* [JOB]:
Count every line of these entries that holds the word "this", and reply with the number only.

* [RECORDED INFORMATION]:
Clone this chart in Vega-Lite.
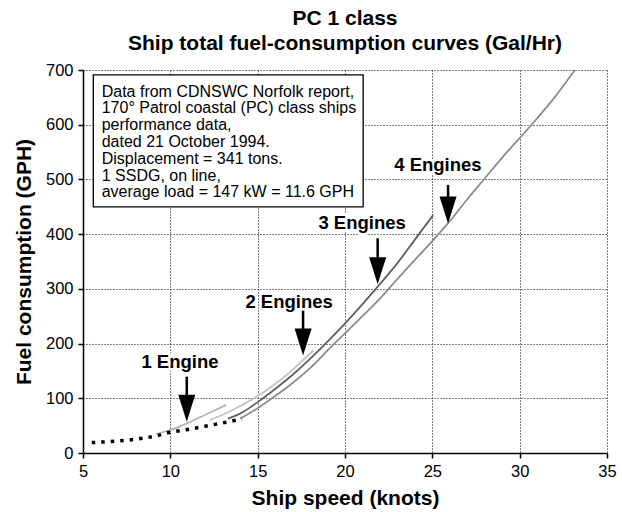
* * *
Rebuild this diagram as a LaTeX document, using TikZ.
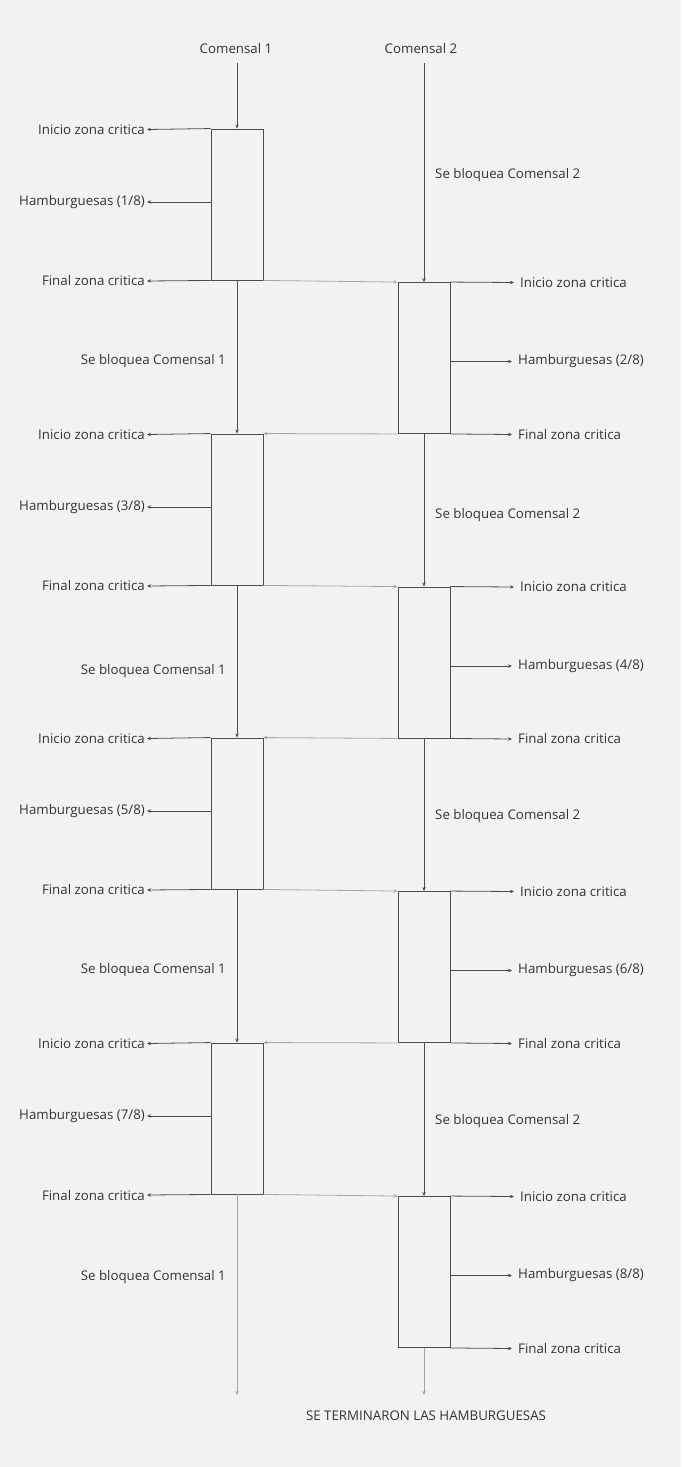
==
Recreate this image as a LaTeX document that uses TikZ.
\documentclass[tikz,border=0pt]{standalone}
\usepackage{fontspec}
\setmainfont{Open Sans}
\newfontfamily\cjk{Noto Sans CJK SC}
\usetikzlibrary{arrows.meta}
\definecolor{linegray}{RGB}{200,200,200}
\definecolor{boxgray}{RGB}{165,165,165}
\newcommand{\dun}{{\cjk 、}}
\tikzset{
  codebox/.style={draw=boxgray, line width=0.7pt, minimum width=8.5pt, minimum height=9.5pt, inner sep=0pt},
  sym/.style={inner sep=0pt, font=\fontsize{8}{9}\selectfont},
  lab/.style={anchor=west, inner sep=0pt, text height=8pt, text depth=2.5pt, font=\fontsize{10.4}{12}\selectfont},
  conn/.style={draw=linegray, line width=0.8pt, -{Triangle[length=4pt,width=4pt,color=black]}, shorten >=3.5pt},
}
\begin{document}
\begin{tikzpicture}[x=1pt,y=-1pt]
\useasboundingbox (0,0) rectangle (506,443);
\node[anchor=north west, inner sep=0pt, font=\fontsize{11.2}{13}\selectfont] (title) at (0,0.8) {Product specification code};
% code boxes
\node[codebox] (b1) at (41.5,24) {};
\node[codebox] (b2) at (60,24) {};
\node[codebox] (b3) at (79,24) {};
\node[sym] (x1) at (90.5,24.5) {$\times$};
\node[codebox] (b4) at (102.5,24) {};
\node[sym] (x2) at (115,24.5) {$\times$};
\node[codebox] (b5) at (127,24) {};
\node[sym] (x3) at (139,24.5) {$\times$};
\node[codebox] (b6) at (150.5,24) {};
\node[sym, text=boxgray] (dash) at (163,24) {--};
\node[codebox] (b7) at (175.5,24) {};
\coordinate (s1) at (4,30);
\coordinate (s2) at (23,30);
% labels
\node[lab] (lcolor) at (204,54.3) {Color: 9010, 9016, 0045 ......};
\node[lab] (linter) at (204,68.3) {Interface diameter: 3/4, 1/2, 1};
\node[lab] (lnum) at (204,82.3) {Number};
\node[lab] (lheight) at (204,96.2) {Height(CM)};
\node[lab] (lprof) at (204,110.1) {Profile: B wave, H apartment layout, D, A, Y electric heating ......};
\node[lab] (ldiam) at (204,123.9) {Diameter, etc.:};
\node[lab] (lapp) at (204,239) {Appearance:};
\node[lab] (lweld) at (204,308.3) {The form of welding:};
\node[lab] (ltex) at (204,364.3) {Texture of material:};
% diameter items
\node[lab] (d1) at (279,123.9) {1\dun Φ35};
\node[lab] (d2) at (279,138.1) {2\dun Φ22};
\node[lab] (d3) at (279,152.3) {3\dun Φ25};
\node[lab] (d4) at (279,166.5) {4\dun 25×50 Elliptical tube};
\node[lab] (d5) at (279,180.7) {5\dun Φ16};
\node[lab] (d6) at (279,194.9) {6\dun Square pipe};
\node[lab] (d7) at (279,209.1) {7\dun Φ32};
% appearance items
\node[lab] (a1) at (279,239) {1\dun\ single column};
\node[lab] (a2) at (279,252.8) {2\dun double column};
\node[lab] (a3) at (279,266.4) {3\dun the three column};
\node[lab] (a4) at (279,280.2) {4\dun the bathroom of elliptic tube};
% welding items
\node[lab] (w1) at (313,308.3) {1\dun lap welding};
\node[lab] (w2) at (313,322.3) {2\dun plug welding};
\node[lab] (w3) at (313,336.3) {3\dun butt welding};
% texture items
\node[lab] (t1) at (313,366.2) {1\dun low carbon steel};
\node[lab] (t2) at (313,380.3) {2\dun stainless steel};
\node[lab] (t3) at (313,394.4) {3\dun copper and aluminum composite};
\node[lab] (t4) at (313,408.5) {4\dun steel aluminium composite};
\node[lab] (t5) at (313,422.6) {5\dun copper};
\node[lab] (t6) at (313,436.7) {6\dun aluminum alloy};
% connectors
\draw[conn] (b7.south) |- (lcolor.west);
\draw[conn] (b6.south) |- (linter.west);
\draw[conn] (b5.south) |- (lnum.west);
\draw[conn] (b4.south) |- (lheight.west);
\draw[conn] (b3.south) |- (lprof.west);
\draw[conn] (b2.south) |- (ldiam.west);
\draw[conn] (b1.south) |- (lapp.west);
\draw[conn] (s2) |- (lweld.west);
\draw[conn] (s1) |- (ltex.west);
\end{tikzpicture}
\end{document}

* [REPLY TO THE EXERCISE]:
3